Please drop the superfluous parenthesis around !qemu_thread_is_self().
+
dirtylimit_state_lock();
if (has_cpu_index) {
@@ -486,6 +497,8 @@ void qmp_set_vcpu_dirty_limit(bool has_cpu_index,
uint64_t dirty_rate,
Error **errp)
{
+ MigrationState *ms = migrate_get_current();
+
if (!kvm_enabled() || !kvm_dirty_ring_enabled()) {
error_setg(errp, "dirty page limit feature requires KVM with"
" accelerator property 'dirty-ring-size' set'");
@@ -502,6 +515,15 @@ void qmp_set_vcpu_dirty_limit(bool has_cpu_index,
return;
}
+ if (migration_is_running(ms->state) &&
+ (!qemu_thread_is_self(&ms->thread)) &&
+ migrate_dirty_limit() &&
+ dirtylimit_in_service()) {
+ error_setg(errp, "can't cancel dirty page limit while"
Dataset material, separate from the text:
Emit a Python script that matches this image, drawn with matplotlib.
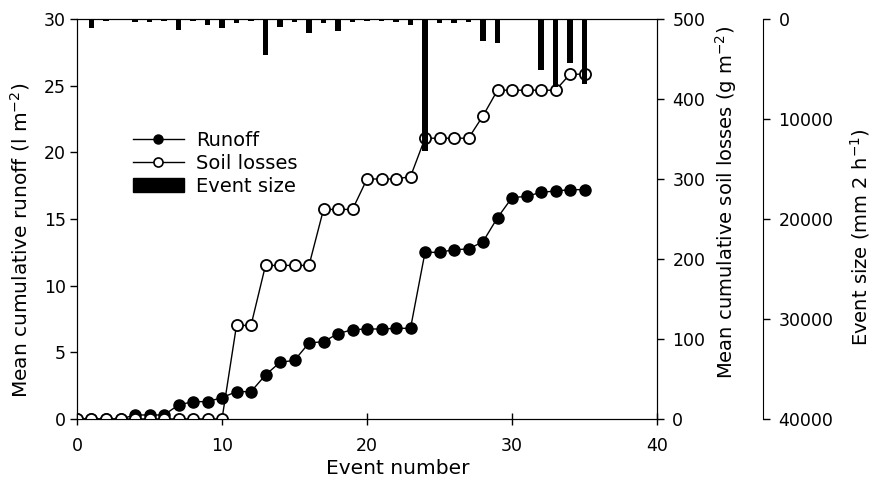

+ " migration is running");
Same condition, i.e. we dirty limit change is possible exactly when
cancel is. Correct?
+ return;
+ }
+
dirtylimit_state_lock();
if (!dirtylimit_in_service()) {
Maybe it's just me still not understanding things, but the entire
interface feels overly complicated.
Here's my current mental model of what you're trying to provide.
There are two throttling algorithms: "auto-converge" (default) and
"dirty page rate limit". The user can select one.
The latter works with a user-configurable dirty limit.